“VFR not recommended” is a familiar cautionary statement to generations of pilots who learned to fly in pre-digital times when most weather briefings consisted of a phone call between a pilot and an FAA flight service specialist.
For the last 10 years, however, as pilots’ preferences have evolved, phone calls have given way to digital communications for procuring preflight weather information. But there is no automated equivalent of the so-called "VFR not recommended" statement in the era of the flight information service-broadcast (FIS-B) and other electronic sources of weather data.
The FAA has begun research to help answer that question and measure the present effectiveness of "VFR not recommended." The agency’s Weather Technology in the Cockpit (WTIC) program has made this research a priority as the FAA prepares to award its Future Flight Service Program contract in 2018. AOPA believes that making a decision about the usefulness of "VFR not recommended" should be a top-priority task for the FAA’s flight service.
“Due to the shift of most pilots to using self-assisted services like FIS-B and online applications, it is important the FAA understands what an effective intervention would be today and how that intervention, such as a variation of VNR, could be provided via automation,” AOPA said in a December 2016 letter urging that the efficacy of the statement be evaluated.
AOPA has met with the FAA’s research team, and will participate in an FAA/industry working group to analyze the effect "VFR not recommended" has on pilot decision making, said Rune Duke, AOPA director of airspace and air traffic.
For as long as “VFR not recommended” has been part of aviation weather briefings, student pilots have been taught that the word “recommended” is included in the familiar phrase because only the pilot, not the weather briefer, can make a final decision whether to fly.
But “VFR not recommended” has always had its critics who point out that the presence in a forecast of isolated or low-probability weather phenomena (mountain obscuration in low clouds or fog, or possible scattered thunderstorms on a sunny day in Florida, for example) can produce a “VFR not recommended” statement even when widespread visual conditions are expected.
If the statement's accuracy problem was strike one, its obsolescence in the digital age could be strike two.
“Communicating the threat of VFR into IMC has become more difficult since 2006 as VNR is now viewed as ineffective, over used, too subjective, and cannot be provided to most pilots given they utilize automated resources,” Duke wrote.
AOPA emphasized that “VFR not recommended” should not be eliminated—as was done in Canada.
“Instead, we contend that VNR and its concept should be evaluated by WTIC for improvement to become an effective intervention for those pilots who may be considering a flight that could result in VFR into IMC,” Duke’s letter continued, urging that the FAA study consider a solution for pilots who receive their weather via automation, and for those who still get their weather from a live briefer. Ultimately, it will be flight service who will make the decision to retain or improve “VFR not recommended” based on the research conducted by WTIC.

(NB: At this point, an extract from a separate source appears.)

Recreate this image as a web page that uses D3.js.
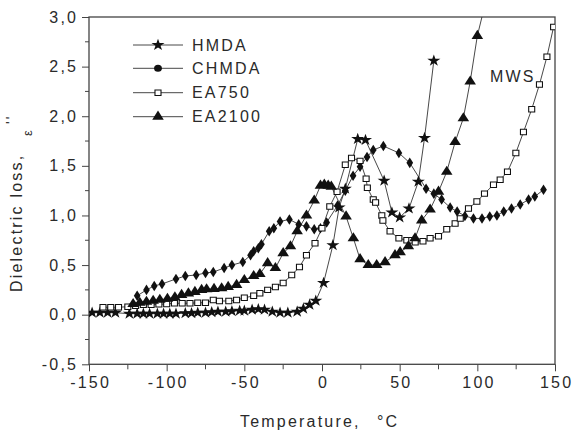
<!DOCTYPE html>
<html><head><meta charset="utf-8">
<script src="https://cdn.jsdelivr.net/npm/d3@7"></script>
<style>body{margin:0;background:#fff} svg{display:block}</style>
</head><body><svg id="c" width="573" height="439"></svg>
<script>
const xTicks=[-150,-100,-50,0,50,100,150];
const yTicks=[-0.5,0,0.5,1,1.5,2,2.5,3];
const legendNames=["HMDA","CHMDA","EA750","EA2100"];

const hmdaT=[-148,-143,-138,-133,-124,-119,-115,-111,-106,-102,-98,-94,-88,-84,-80,-75,-71,-67,-62,-58,-53,-50,-45,-41,-37,-32,-27,-22,-16,-12,-8,-4,1,7,11,15,23,28,40,45,50,56,62,66,72];
const hmdaV=[0.02,0.02,0.02,0.02,0.01,0.01,0.01,0.01,0.01,0.01,0.01,0.01,0.015,0.015,0.02,0.02,0.025,0.03,0.03,0.035,0.04,0.04,0.05,0.055,0.05,0.03,0.02,0.02,0.03,0.06,0.10,0.14,0.32,0.70,1.08,1.27,1.77,1.76,1.35,1.03,0.98,1.07,1.34,1.78,2.56];

const chmdaT=[-119,-113,-108,-103,-94,-88,-81,-75,-70,-63,-58,-51,-46,-44,-41,-39,-34,-31,-27,-21,-15,-10,-5,-1,3,10,15,20,24.5,29,33,39.5,49.5,56.5,67,72,77,82.5,87,92,97.5,103,108,112.6,117,122,127.6,133,137,142.6];
const chmdaV=[0.19,0.25,0.29,0.31,0.36,0.39,0.40,0.42,0.43,0.47,0.50,0.53,0.60,0.64,0.67,0.71,0.84,0.87,0.94,0.96,0.91,0.89,0.86,0.87,0.93,1.10,1.25,1.40,1.49,1.59,1.66,1.70,1.63,1.53,1.27,1.22,1.16,1.08,1.04,0.995,0.97,0.97,0.99,1.0,1.04,1.07,1.11,1.16,1.19,1.26];

const ea750T=[-141,-136,-131,-125,-120,-115,-110,-105,-100,-95,-90,-85,-80,-75,-70,-66,-60,-55,-50,-44,-40,-35,-30,-25,-19.5,-14.5,-10,-4.5,0,5,9.7,15,19,24.5,28.4,29.2,33,34.5,38.5,39.2,43.8,49.5,54.6,57.8,60,65,69.6,75,80.3,85.7,89,94.3,99.7,104.6,110.4,114.7,119.4,124.8,129.7,135,140,144.8,149.1];
const ea750V=[0.075,0.075,0.075,0.08,0.09,0.10,0.10,0.105,0.108,0.115,0.115,0.115,0.12,0.12,0.148,0.138,0.138,0.148,0.17,0.19,0.215,0.25,0.28,0.32,0.40,0.48,0.60,0.72,0.87,1.09,1.24,1.51,1.58,1.55,1.37,1.28,1.16,1.13,1.0,0.95,0.84,0.77,0.75,0.75,0.73,0.74,0.77,0.79,0.86,0.92,0.97,1.07,1.14,1.22,1.31,1.36,1.44,1.63,1.84,2.07,2.32,2.60,2.90];

const ea2100T=[-121.6,-117.3,-113,-108.7,-104.4,-99.5,-94.7,-90.4,-86,-81.8,-77.5,-74.3,-69.5,-64.6,-60.4,-55,-50,-44,-40,-35,-30,-25,-20.3,-16,-10,-5,-1,1.5,4,6,15.5,20.2,24.5,29.8,35.2,40.6,47,50.3,55.6,59.9,64.2,69.6,75,80.3,85.7,91,95.4,100,105];
const ea2100V=[0.108,0.12,0.13,0.14,0.15,0.16,0.175,0.20,0.215,0.23,0.25,0.256,0.26,0.266,0.28,0.30,0.35,0.39,0.41,0.52,0.47,0.62,0.69,0.84,1.0,1.15,1.30,1.31,1.30,1.29,0.99,0.77,0.56,0.50,0.50,0.53,0.60,0.63,0.69,0.77,0.95,1.06,1.24,1.44,1.74,1.98,2.35,2.81,3.13];

const FONT="'Liberation Sans', Arial, sans-serif";
const FS=16, LS=2.2;
const INK="#2a2a2a";
const svg=d3.select("#c");
const L=89,R=555,T=17,B=364.3;
const x=d3.scaleLinear().domain([-150,150]).range([L,R]);
const y=d3.scaleLinear().domain([-0.5,3]).range([B,T]);

function styleText(sel){
  return sel.attr("font-family",FONT).attr("font-size",FS).attr("letter-spacing",LS).attr("fill",INK);
}

const xMinor=d3.range(-125,150,50);
const yMinor=d3.range(-0.25,3,0.5);
const gx=svg.append("g").attr("transform",`translate(0,${B})`);
gx.call(d3.axisBottom(x).tickValues(xTicks).tickSize(7).tickPadding(5).tickFormat(d=>String(d)));
xMinor.forEach(v=>gx.append("line").attr("x1",x(v)).attr("x2",x(v)).attr("y1",0).attr("y2",5).attr("stroke","#444"));
const gy=svg.append("g").attr("transform",`translate(${L},0)`);
gy.call(d3.axisLeft(y).tickValues(yTicks).tickSize(7).tickPadding(6).tickFormat(d=>d.toFixed(1).replace(".",",")));
yMinor.forEach(v=>gy.append("line").attr("y1",y(v)).attr("y2",y(v)).attr("x1",0).attr("x2",-4).attr("stroke","#444"));
[gx,gy].forEach(g=>{
  g.select(".domain").remove();
  g.selectAll(".tick line").attr("stroke","#444");
  styleText(g.selectAll(".tick text"));
});
gx.selectAll(".tick text").attr("dx",LS/2);
gy.selectAll(".tick text").attr("dx",LS);

svg.append("rect").attr("x",L).attr("y",T).attr("width",R-L).attr("height",B-T)
  .attr("fill","none").attr("stroke","#444").attr("stroke-width",1.3);

svg.append("clipPath").attr("id","clip").append("rect").attr("x",L).attr("y",T).attr("width",R-L).attr("height",B-T);
const plot=svg.append("g").attr("clip-path","url(#clip)");

const symStar=d3.symbol().type(d3.symbolStar).size(44);
const symDia=d3.symbol().type(d3.symbolDiamond).size(32);
const symSq=d3.symbol().type(d3.symbolSquare).size(30);
const symTri=d3.symbol().type(d3.symbolTriangle).size(48);
const symCirc=d3.symbol().type(d3.symbolCircle).size(40);

const series=[
  {T:hmdaT,V:hmdaV,sym:symStar,fill:"#111",stroke:"none",leg:symStar},
  {T:chmdaT,V:chmdaV,sym:symDia,fill:"#111",stroke:"none",leg:symCirc},
  {T:ea750T,V:ea750V,sym:symSq,fill:"#fff",stroke:"#111",leg:symSq},
  {T:ea2100T,V:ea2100V,sym:symTri,fill:"#111",stroke:"none",leg:symTri}
];
const line=d3.line().x(d=>x(d[0])).y(d=>y(d[1]));
series.forEach(s=>{
  const pts=s.T.map((t,i)=>[t,s.V[i]]);
  plot.append("path").datum(pts).attr("d",line).attr("fill","none").attr("stroke","#333").attr("stroke-width",0.9);
});
series.forEach(s=>{
  const pts=s.T.map((t,i)=>[t,s.V[i]]);
  plot.selectAll(null).data(pts).enter().append("path")
    .attr("d",s.sym()).attr("transform",d=>`translate(${x(d[0])},${y(d[1])}) scale(1.1,1)`)
    .attr("fill",s.fill).attr("stroke",s.stroke).attr("stroke-width",1);
});

const legY=[45,68.3,92.7,116.7];
series.forEach((s,i)=>{
  const g=svg.append("g").attr("transform",`translate(0,${legY[i]})`);
  g.append("line").attr("x1",133).attr("x2",183).attr("stroke","#333").attr("stroke-width",0.9);
  g.append("path").attr("d",s.leg()).attr("transform",`translate(158,0) scale(1.1,1)`)
    .attr("fill",s.fill).attr("stroke",s.stroke);
  styleText(g.append("text").attr("x",192).attr("dy","0.36em")).text(legendNames[i]);
});

styleText(svg.append("text").attr("x",490).attr("y",82)).text("MWS");

styleText(svg.append("text").attr("x",240).attr("y",427)).text("Temperature,");
styleText(svg.append("text").attr("x",377).attr("y",427)).text("°C");

styleText(svg.append("text").attr("transform","translate(22,292) rotate(-90)")).text("Dielectric loss,");
styleText(svg.append("text").attr("transform","translate(32,136) rotate(-90)")).attr("font-size",13).text("ε");
styleText(svg.append("text").attr("transform","translate(16,124) rotate(-90)")).attr("font-size",14).text("''");
</script></body></html>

“Flight service looks forward to sharing our insights into developing recommendations to modify VNR-statement procedures that align more with the increased use of automation and meet pilot preferences for delivery of services,” said FAA Director of Flight Service Steve Villanueva.
Gary Pokodner, FAA WTIC program manager, added that he expects the program to “provide necessary objective information to Future Flight Services to support a goal of automating the VNR statement.”
“I am confident that having all the relevant stakeholders involved will not only result in successful research, but more importantly in having a path towards implementing the research results to enhance general aviation safety,” he said.